WRITTEN INSTRUCTION
Repeat the material below exactly, with no pictures.

DATA PROVIDED
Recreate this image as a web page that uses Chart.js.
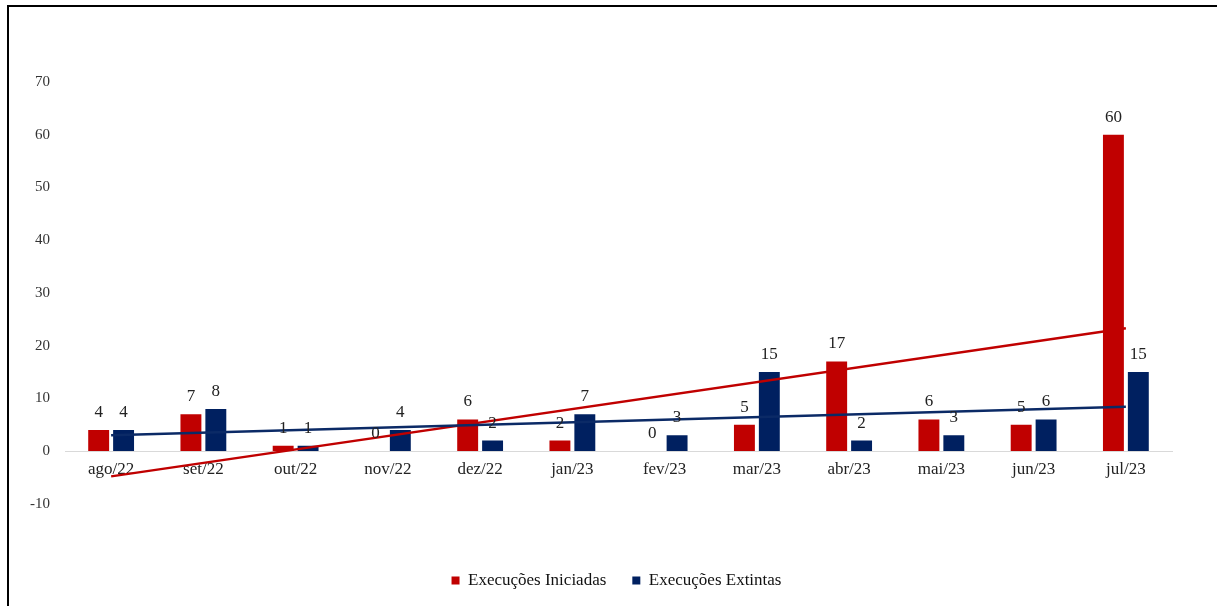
<!DOCTYPE html>
<html>
<head>
<meta charset="utf-8">
<script src="https://cdn.jsdelivr.net/npm/chart.js@4.4.0/dist/chart.umd.min.js"></script>
<style>
    body { margin: 0; background: #fff; }
    #wrap { position: relative; width: 1217px; height: 606px; overflow: hidden; }
    #frame {
        position: absolute; left: 7px; top: 5px; width: 1220px; height: 620px;
        border-top: 2px solid #000; border-left: 2px solid #000;
    }
    canvas { position: absolute; left: 0; top: 0; }
</style>
</head>
<body>
<div id="wrap">
    <canvas id="execucoesChart" width="1217" height="606"></canvas>
    <div id="frame"></div>
</div>
<script>
// Dados do gráfico
const meses = ['ago/22', 'set/22', 'out/22', 'nov/22', 'dez/22', 'jan/23', 'fev/23', 'mar/23', 'abr/23', 'mai/23', 'jun/23', 'jul/23'];
const iniciadas = [4, 7, 1, 0, 6, 2, 0, 5, 17, 6, 5, 60];
const extintas = [4, 8, 1, 4, 2, 7, 3, 15, 2, 3, 6, 15];
// Linhas de tendência (valor no primeiro e no último mês)
const tendenciaIniciadas = [-4.8, 23.3];
const tendenciaExtintas = [3.0, 8.4];
const ticksY = [-10, 0, 10, 20, 30, 40, 50, 60, 70];

const fonte = "'Liberation Serif', 'Times New Roman', serif";
const vermelho = '#C00000';
const azul = '#002060';

// Rótulos de dados acima das barras
const rotulosPlugin = {
    id: 'rotulos',
    afterDatasetsDraw(chart) {
        const ctx = chart.ctx;
        const zeroY = chart.scales.y.getPixelForValue(0);
        ctx.save();
        ctx.font = '17px ' + fonte;
        ctx.fillStyle = '#222';
        ctx.textAlign = 'center';
        ctx.textBaseline = 'alphabetic';
        chart.data.datasets.forEach((ds, i) => {
            if (ds.type !== 'bar') return;
            chart.getDatasetMeta(i).data.forEach((bar, j) => {
                const topo = Math.min(bar.y, zeroY);
                ctx.fillText(ds.data[j], bar.x, topo - 13);
            });
        });
        ctx.restore();
    }
};

const ctx = document.getElementById('execucoesChart').getContext('2d');
const execucoesChart = new Chart(ctx, {
    data: {
        labels: meses,
        datasets: [
            {
                type: 'bar',
                label: 'Execuções Iniciadas',
                data: iniciadas,
                backgroundColor: vermelho,
                categoryPercentage: 0.54,
                barPercentage: 0.84,
                order: 2
            },
            {
                type: 'bar',
                label: 'Execuções Extintas',
                data: extintas,
                backgroundColor: azul,
                categoryPercentage: 0.54,
                barPercentage: 0.84,
                order: 2
            },
            {
                type: 'line',
                label: 'tendIniciadas',
                data: [{ x: meses[0], y: tendenciaIniciadas[0] }, { x: meses[meses.length - 1], y: tendenciaIniciadas[1] }],
                borderColor: vermelho,
                borderWidth: 2.5,
                pointRadius: 0,
                fill: false,
                order: 1
            },
            {
                type: 'line',
                label: 'tendExtintas',
                data: [{ x: meses[0], y: tendenciaExtintas[0] }, { x: meses[meses.length - 1], y: tendenciaExtintas[1] }],
                borderColor: '#0B2A66',
                borderWidth: 2.5,
                pointRadius: 0,
                fill: false,
                order: 0
            }
        ]
    },
    options: {
        responsive: false,
        animation: false,
        layout: {
            padding: { left: 16, right: 0, top: 82, bottom: 7 }
        },
        scales: {
            x: {
                position: { y: 0 },
                grid: { display: false, drawTicks: false },
                border: { display: true, color: '#d9d9d9', width: 1 },
                ticks: {
                    padding: 8,
                    color: '#222',
                    maxRotation: 0,
                    font: { family: fonte, size: 17 }
                }
            },
            y: {
                min: -10,
                max: 70,
                afterFit: (scale) => { scale.width = 49; },
                afterBuildTicks: (scale) => { scale.ticks = ticksY.map(v => ({ value: v })); },
                grid: { display: false, drawTicks: false },
                border: { display: false },
                ticks: {
                    padding: 15,
                    color: '#333',
                    font: { family: fonte, size: 15 }
                }
            },
            // eixo vazio à direita, só para reservar espaço
            yDireita: {
                position: 'right',
                afterFit: (scale) => { scale.width = 45; },
                grid: { display: false, drawTicks: false },
                border: { display: false },
                ticks: { display: false }
            }
        },
        plugins: {
            tooltip: { enabled: false },
            legend: {
                position: 'bottom',
                title: { display: true, text: '', font: { size: 1 }, padding: { top: 41, bottom: 0 } },
                labels: {
                    boxWidth: 8,
                    boxHeight: 8,
                    padding: 26,
                    color: '#111',
                    font: { family: fonte, size: 17 },
                    filter: (item) => item.datasetIndex < 2
                }
            }
        }
    },
    plugins: [rotulosPlugin]
});
</script>
</body>
</html>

SOLVED PROBLEM
Recreate this image as a web page that uses Chart.js.
<!DOCTYPE html>
<html>
<head>
<meta charset="utf-8">
<script src="https://cdn.jsdelivr.net/npm/chart.js@4.4.0/dist/chart.umd.min.js"></script>
<style>
    body { margin: 0; background: #fff; }
    #wrap { position: relative; width: 1217px; height: 606px; overflow: hidden; }
    #frame {
        position: absolute; left: 7px; top: 5px; width: 1220px; height: 620px;
        border-top: 2px solid #000; border-left: 2px solid #000;
    }
    canvas { position: absolute; left: 0; top: 0; }
</style>
</head>
<body>
<div id="wrap">
    <canvas id="execucoesChart" width="1217" height="606"></canvas>
    <div id="frame"></div>
</div>
<script>
// Dados do gráfico
const meses = ['ago/22', 'set/22', 'out/22', 'nov/22', 'dez/22', 'jan/23', 'fev/23', 'mar/23', 'abr/23', 'mai/23', 'jun/23', 'jul/23'];
const iniciadas = [4, 7, 1, 0, 6, 2, 0, 5, 17, 6, 5, 60];
const extintas = [4, 8, 1, 4, 2, 7, 3, 15, 2, 3, 6, 15];
// Linhas de tendência (valor no primeiro e no último mês)
const tendenciaIniciadas = [-4.8, 23.3];
const tendenciaExtintas = [3.0, 8.4];
const ticksY = [-10, 0, 10, 20, 30, 40, 50, 60, 70];

const fonte = "'Liberation Serif', 'Times New Roman', serif";
const vermelho = '#C00000';
const azul = '#002060';

// Rótulos de dados acima das barras
const rotulosPlugin = {
    id: 'rotulos',
    afterDatasetsDraw(chart) {
        const ctx = chart.ctx;
        const zeroY = chart.scales.y.getPixelForValue(0);
        ctx.save();
        ctx.font = '17px ' + fonte;
        ctx.fillStyle = '#222';
        ctx.textAlign = 'center';
        ctx.textBaseline = 'alphabetic';
        chart.data.datasets.forEach((ds, i) => {
            if (ds.type !== 'bar') return;
            chart.getDatasetMeta(i).data.forEach((bar, j) => {
                const topo = Math.min(bar.y, zeroY);
                ctx.fillText(ds.data[j], bar.x, topo - 13);
            });
        });
        ctx.restore();
    }
};

const ctx = document.getElementById('execucoesChart').getContext('2d');
const execucoesChart = new Chart(ctx, {
    data: {
        labels: meses,
        datasets: [
            {
                type: 'bar',
                label: 'Execuções Iniciadas',
                data: iniciadas,
                backgroundColor: vermelho,
                categoryPercentage: 0.54,
                barPercentage: 0.84,
                order: 2
            },
            {
                type: 'bar',
                label: 'Execuções Extintas',
                data: extintas,
                backgroundColor: azul,
                categoryPercentage: 0.54,
                barPercentage: 0.84,
                order: 2
            },
            {
                type: 'line',
                label: 'tendIniciadas',
                data: [{ x: meses[0], y: tendenciaIniciadas[0] }, { x: meses[meses.length - 1], y: tendenciaIniciadas[1] }],
                borderColor: vermelho,
                borderWidth: 2.5,
                pointRadius: 0,
                fill: false,
                order: 1
            },
            {
                type: 'line',
                label: 'tendExtintas',
                data: [{ x: meses[0], y: tendenciaExtintas[0] }, { x: meses[meses.length - 1], y: tendenciaExtintas[1] }],
                borderColor: '#0B2A66',
                borderWidth: 2.5,
                pointRadius: 0,
                fill: false,
                order: 0
            }
        ]
    },
    options: {
        responsive: false,
        animation: false,
        layout: {
            padding: { left: 16, right: 0, top: 82, bottom: 7 }
        },
        scales: {
            x: {
                position: { y: 0 },
                grid: { display: false, drawTicks: false },
                border: { display: true, color: '#d9d9d9', width: 1 },
                ticks: {
                    padding: 8,
                    color: '#222',
                    maxRotation: 0,
                    font: { family: fonte, size: 17 }
                }
            },
            y: {
                min: -10,
                max: 70,
                afterFit: (scale) => { scale.width = 49; },
                afterBuildTicks: (scale) => { scale.ticks = ticksY.map(v => ({ value: v })); },
                grid: { display: false, drawTicks: false },
                border: { display: false },
                ticks: {
                    padding: 15,
                    color: '#333',
                    font: { family: fonte, size: 15 }
                }
            },
            // eixo vazio à direita, só para reservar espaço
            yDireita: {
                position: 'right',
                afterFit: (scale) => { scale.width = 45; },
                grid: { display: false, drawTicks: false },
                border: { display: false },
                ticks: { display: false }
            }
        },
        plugins: {
            tooltip: { enabled: false },
            legend: {
                position: 'bottom',
                title: { display: true, text: '', font: { size: 1 }, padding: { top: 41, bottom: 0 } },
                labels: {
                    boxWidth: 8,
                    boxHeight: 8,
                    padding: 26,
                    color: '#111',
                    font: { family: fonte, size: 17 },
                    filter: (item) => item.datasetIndex < 2
                }
            }
        }
    },
    plugins: [rotulosPlugin]
});
</script>
</body>
</html>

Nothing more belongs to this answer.